I hurry up the stairs guiltily as she, in her seventies, carries my suitcase up those 95 steps behind me.

Reaching the top floor, I kick my shoes off at the door as I knock on it and am surprised when it is opened by hard faced Ayse and not syrupy sweet Tuba.  I wonder what Ayse is doing here? She lives in Istanbul. On discussing my trip with Murat, he had said there would be just us with Haci Amca, Ide, Tuba and Selim. Murat is a fibber.

‘Where’s Tuba’ I say

Ayse just nods her head in the direction of the kitchen and walks off.

Tuba comes out then and greets me. We carry on through into the lounge and there is Miesa, or what’s left of her. ‘What’s Miesa doing here?’ I think and why does she look like a walking skeleton?  She greets me in the usual fashion of cheek kissing and I ask her where her twin babies are. She tells me that they are at her mother in laws and that she is staying here at the moment. Hmmmmmmm

There’s a baby in a wooden cot in the corner. I wonder whose it is.

Tuba has gone to make cay as the rest of us settle down on the floor. I ask who the baby is.

“Zeynep” Miesa says in a voice that says ‘you really should know that’.

“Zeynep?” blimey.  She has done a lot of growing in just two weeks!  Wait a minute…. if that is Zeynep then Havva must be here I think as she appears in the doorway. We swap face kisses and I ask her if she too is staying here.

“Yes” she says

Two children wander in; Ayses two children Kerem and Yaren. They sit at their mothers’ feet and not so quietly ask her who the yabanci is. She tells them.
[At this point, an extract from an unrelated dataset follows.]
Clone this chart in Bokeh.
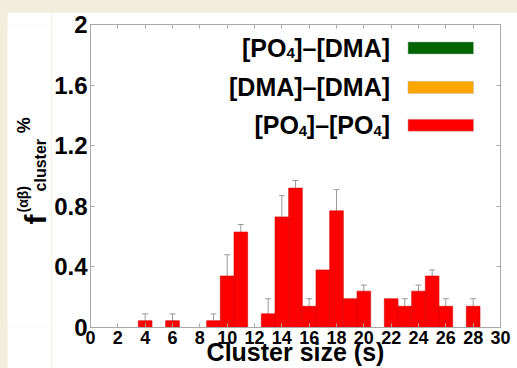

“I’ve got an English aunty?” exclaims Kerem with a big grin on his face.

Everyone laughs.

Tuba brings a large silver tray though to the lounge and plonks it down in the middle of the carpet, then sets about pouring.

Haci Amca leans on a green bolster cushion with a cigarette; the breeze from the air con sweeping his smoke around the room in circular patterns . Ide takes cigarettes from a packet and throws one to Dursun. She looks at me. I tut, raise my eyebrows and tilt my head up slightly in the gesture that means ‘no’ here.
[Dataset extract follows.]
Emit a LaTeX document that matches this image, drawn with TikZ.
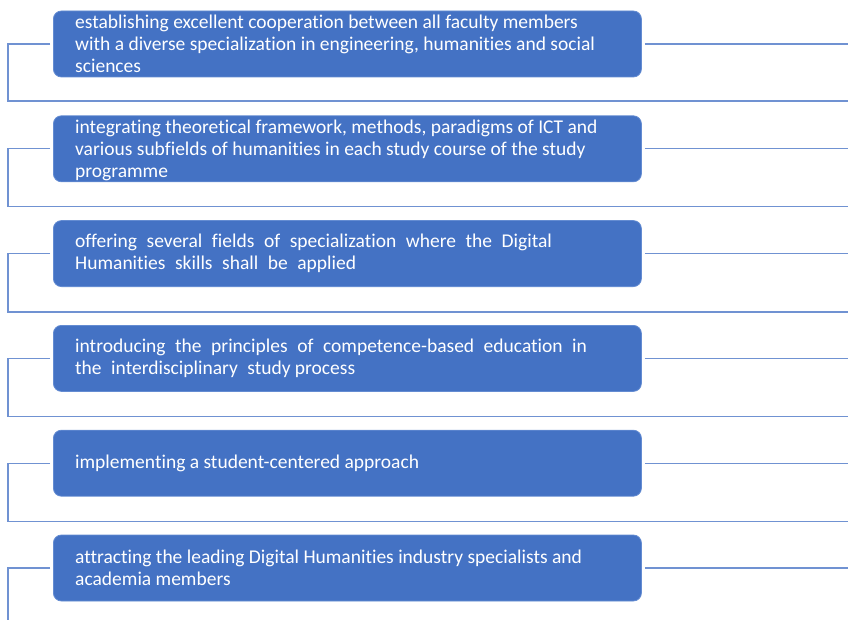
\documentclass[tikz,border=0pt]{standalone}
\usepackage{fontspec}
\setmainfont{Carlito}[Ligatures=NoCommon]
\definecolor{boxblue}{RGB}{68,114,196}
\definecolor{boxedge}{RGB}{100,140,210}
\definecolor{linkblue}{RGB}{112,146,210}
\newcommand{\mywidesp}{\spaceskip=0.49em plus 0.1em\relax}
\begin{document}
\begin{tikzpicture}[x=1pt,y=-1pt,
  item/.style={draw=boxedge, line width=0.8pt, fill=boxblue, rounded corners=8pt,
    minimum width=588pt, minimum height=66pt, inner sep=0pt, anchor=west},
  link/.style={draw=linkblue, line width=1.3pt},
  txt/.style={text=white, anchor=west, align=left, inner sep=0pt,
    font=\fontsize{19.5}{22}\selectfont},
  widetxt/.style={txt, font=\fontsize{19.5}{22}\selectfont\mywidesp}]
\useasboundingbox (0,0) rectangle (848,620);
\foreach \i/\c in {1/44,2/148.8,3/253.6,4/358.4,5/463.2,6/568}{
  \node[item] (b\i) at (53,\c) {};
  \coordinate (l\i) at (8,\c);
  \coordinate (r\i) at (848,\c);
}
\foreach \i/\s in {1/101,2/206.5,3/312,4/416.5,5/521.5}{
  \coordinate (sl\i) at (8,\s);
  \coordinate (sr\i) at (848,\s);
}
\coordinate (bottom) at (8,620);
% texts
\node[txt] (t1) at ([xshift=22pt]b1.west) {establishing excellent cooperation between all faculty members\\with a diverse specialization in engineering, humanities and social\\sciences};
\node[txt] (t2) at ([xshift=22pt,yshift=-2pt]b2.west) {integrating theoretical framework, methods, paradigms of ICT and\\various subfields of humanities in each study course of the study\\programme};
\node[widetxt] (t3) at ([xshift=22pt]b3.west) {offering several fields of specialization where the Digital\\Humanities skills shall be applied};
\node[widetxt] (t4) at ([xshift=22pt]b4.west) {introducing the principles of competence-based education in\\the interdisciplinary study\hspace{0.22em}process};
\node[txt] (t5) at ([xshift=22pt]b5.west) {implementing a student-centered approach};
\node[txt] (t6) at ([xshift=22pt]b6.west) {attracting the leading Digital Humanities industry specialists and\\academia members};
% connectors
\foreach \i in {1,...,5}{
  \draw[link] (b\i.west) ++(-3pt,0) -- (l\i) -- (sl\i) -- (sr\i);
  \draw[link] (b\i.east) ++(3pt,0) -- (r\i);
}
\draw[link] (b6.west) ++(-3pt,0) -- (l6) -- (bottom);
\draw[link] (b6.east) ++(3pt,0) -- (r6);
\end{tikzpicture}
\end{document}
After cay, the girls drift from the lounge. I find them in the kitchen smoking. None of them smoke infront of Haci Amca and I have decided not to either.  I sit on a rickety chair breathing in the smell of onions wafting from a bowl that sits on the table. Miesa sits on the floor, back resting on the wall where there’s a patch of missing tiles, the sharp contortions of her bony knees sticking up in the air through her skirt.  There is no air con in the kitchen and no breeze from the window at my back; just hot arid air and sunshine. We sit chatting with our headscarves pulled down as Tuba chops and dices patlican and tomatoes in preparation of dinner.

‘Seven people’ I think, eight counting the brother Selim and, not forgetting the two kids and baby Zeyneb.  That’s ten of us that will be sleeping in the lounge tonight.  I am going to kill Murat.